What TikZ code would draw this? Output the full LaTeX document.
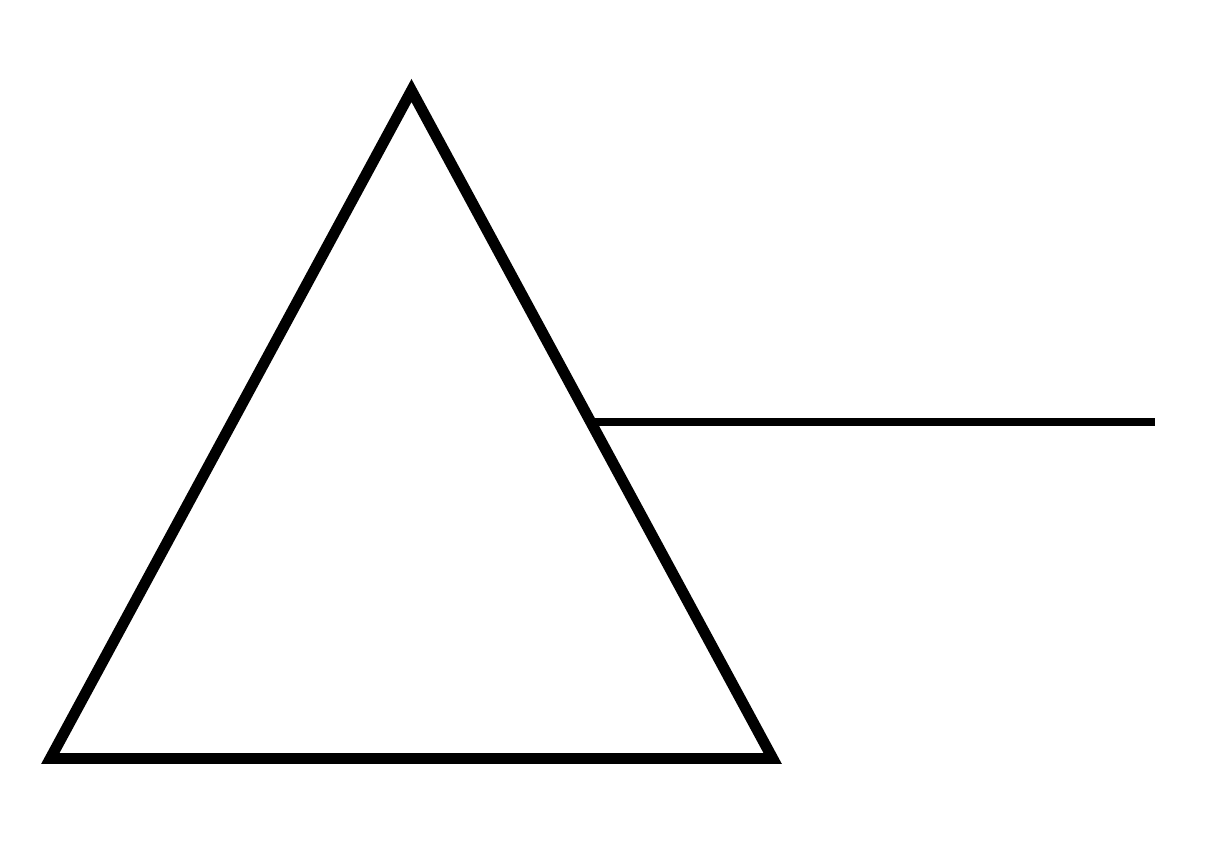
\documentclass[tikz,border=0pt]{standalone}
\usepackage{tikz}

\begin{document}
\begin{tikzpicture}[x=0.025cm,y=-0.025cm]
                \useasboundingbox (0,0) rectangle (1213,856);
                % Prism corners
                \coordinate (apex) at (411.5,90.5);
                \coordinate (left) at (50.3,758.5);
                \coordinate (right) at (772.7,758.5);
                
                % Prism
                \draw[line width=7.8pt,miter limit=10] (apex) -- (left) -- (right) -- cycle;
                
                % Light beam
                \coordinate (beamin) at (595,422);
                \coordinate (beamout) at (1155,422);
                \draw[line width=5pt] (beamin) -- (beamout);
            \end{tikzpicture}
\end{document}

*-*-*

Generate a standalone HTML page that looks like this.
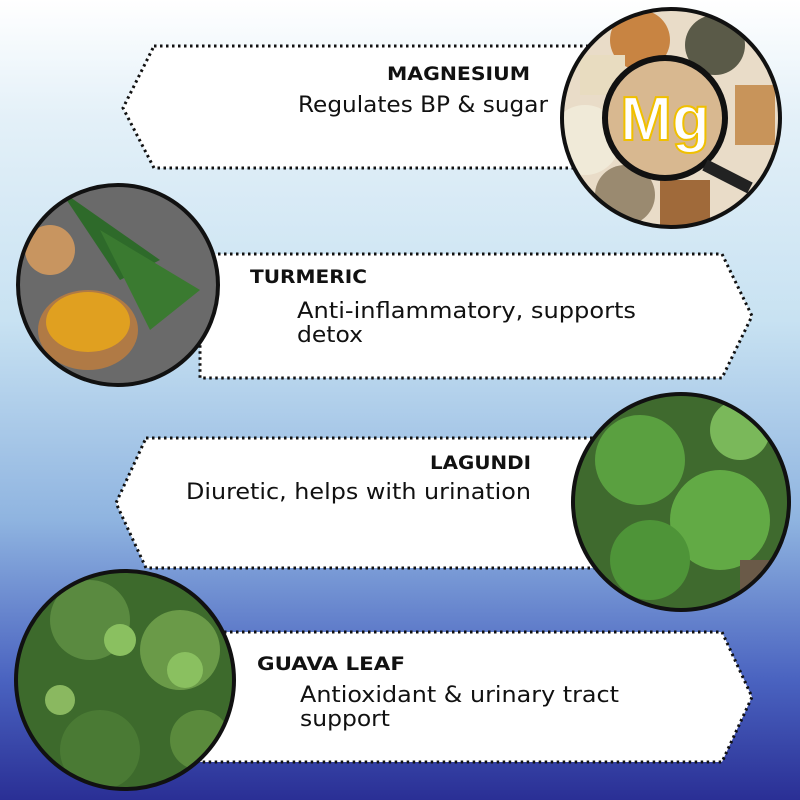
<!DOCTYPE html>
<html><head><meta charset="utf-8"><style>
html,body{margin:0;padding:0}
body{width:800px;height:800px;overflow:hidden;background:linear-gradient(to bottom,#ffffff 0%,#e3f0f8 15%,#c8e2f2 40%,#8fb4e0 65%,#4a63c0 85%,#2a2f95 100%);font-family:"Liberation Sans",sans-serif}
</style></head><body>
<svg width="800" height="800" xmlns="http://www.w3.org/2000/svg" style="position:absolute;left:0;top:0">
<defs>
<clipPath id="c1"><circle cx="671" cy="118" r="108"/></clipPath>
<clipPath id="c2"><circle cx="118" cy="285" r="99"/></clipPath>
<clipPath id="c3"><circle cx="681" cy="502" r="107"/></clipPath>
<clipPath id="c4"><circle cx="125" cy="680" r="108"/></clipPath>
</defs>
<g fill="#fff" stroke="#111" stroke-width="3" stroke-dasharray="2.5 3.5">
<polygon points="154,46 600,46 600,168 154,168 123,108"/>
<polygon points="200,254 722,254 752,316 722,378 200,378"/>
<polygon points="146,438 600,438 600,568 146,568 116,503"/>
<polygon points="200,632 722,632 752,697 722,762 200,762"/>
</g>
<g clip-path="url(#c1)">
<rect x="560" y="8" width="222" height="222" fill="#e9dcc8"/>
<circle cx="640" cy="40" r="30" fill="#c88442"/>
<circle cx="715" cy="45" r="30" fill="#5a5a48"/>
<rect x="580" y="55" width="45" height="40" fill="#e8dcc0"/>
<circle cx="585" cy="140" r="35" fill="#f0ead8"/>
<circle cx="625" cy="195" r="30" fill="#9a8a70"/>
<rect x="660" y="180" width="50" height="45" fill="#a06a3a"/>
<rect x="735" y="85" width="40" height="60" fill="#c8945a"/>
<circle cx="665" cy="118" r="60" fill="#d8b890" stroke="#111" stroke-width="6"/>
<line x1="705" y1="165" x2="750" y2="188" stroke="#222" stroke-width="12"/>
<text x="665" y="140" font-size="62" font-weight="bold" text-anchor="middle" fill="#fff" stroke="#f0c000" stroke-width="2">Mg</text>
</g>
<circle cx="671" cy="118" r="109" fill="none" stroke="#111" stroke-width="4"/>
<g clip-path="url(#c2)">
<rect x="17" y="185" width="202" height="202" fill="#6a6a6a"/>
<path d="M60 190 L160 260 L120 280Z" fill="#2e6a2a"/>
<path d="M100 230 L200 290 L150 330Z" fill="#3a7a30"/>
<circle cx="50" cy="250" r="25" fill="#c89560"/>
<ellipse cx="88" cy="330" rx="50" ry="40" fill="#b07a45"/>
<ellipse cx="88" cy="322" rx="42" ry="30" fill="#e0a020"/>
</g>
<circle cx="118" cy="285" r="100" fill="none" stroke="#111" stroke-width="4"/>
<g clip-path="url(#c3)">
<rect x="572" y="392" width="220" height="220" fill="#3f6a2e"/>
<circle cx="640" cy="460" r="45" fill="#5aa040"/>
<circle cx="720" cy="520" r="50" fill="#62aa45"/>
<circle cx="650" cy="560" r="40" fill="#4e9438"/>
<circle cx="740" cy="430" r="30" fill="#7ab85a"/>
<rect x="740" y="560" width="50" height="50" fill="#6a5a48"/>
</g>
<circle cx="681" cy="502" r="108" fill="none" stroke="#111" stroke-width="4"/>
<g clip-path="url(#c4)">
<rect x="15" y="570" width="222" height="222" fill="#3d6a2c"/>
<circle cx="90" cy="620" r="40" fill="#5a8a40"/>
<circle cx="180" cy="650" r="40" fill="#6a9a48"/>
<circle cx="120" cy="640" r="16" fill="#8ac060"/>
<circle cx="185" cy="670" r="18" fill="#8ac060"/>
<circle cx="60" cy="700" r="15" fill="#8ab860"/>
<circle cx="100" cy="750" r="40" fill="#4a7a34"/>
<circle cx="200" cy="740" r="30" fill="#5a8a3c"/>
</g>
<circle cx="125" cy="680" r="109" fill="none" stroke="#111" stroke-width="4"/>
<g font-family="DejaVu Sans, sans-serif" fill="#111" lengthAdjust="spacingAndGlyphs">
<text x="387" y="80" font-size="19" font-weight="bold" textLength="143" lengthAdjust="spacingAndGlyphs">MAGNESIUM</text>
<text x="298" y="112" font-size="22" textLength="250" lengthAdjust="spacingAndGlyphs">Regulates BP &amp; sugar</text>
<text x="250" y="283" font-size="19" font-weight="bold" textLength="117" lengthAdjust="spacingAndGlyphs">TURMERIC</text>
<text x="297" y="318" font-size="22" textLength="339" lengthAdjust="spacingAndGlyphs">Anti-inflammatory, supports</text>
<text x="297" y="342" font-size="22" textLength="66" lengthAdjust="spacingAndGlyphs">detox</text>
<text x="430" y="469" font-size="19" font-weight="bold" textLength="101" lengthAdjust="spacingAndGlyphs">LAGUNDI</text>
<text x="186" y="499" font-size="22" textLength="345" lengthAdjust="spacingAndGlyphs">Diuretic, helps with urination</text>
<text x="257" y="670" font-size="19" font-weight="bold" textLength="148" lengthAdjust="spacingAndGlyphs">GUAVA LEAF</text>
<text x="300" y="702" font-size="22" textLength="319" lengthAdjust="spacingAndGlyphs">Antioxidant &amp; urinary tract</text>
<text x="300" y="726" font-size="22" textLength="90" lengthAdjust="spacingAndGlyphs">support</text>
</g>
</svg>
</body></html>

*-*-*

- TASK BRIEF
Give again, word for word, only the lines starting at the line with "What TikZ code" and ending at the line with "(right) at (772.7,758.5);", keeping both end lines; pictures stay out.

- OUTPUT
What TikZ code would draw this? Output the full LaTeX document.
\documentclass[tikz,border=0pt]{standalone}
\usepackage{tikz}

\begin{document}
\begin{tikzpicture}[x=0.025cm,y=-0.025cm]
                \useasboundingbox (0,0) rectangle (1213,856);
                % Prism corners
                \coordinate (apex) at (411.5,90.5);
                \coordinate (left) at (50.3,758.5);
                \coordinate (right) at (772.7,758.5);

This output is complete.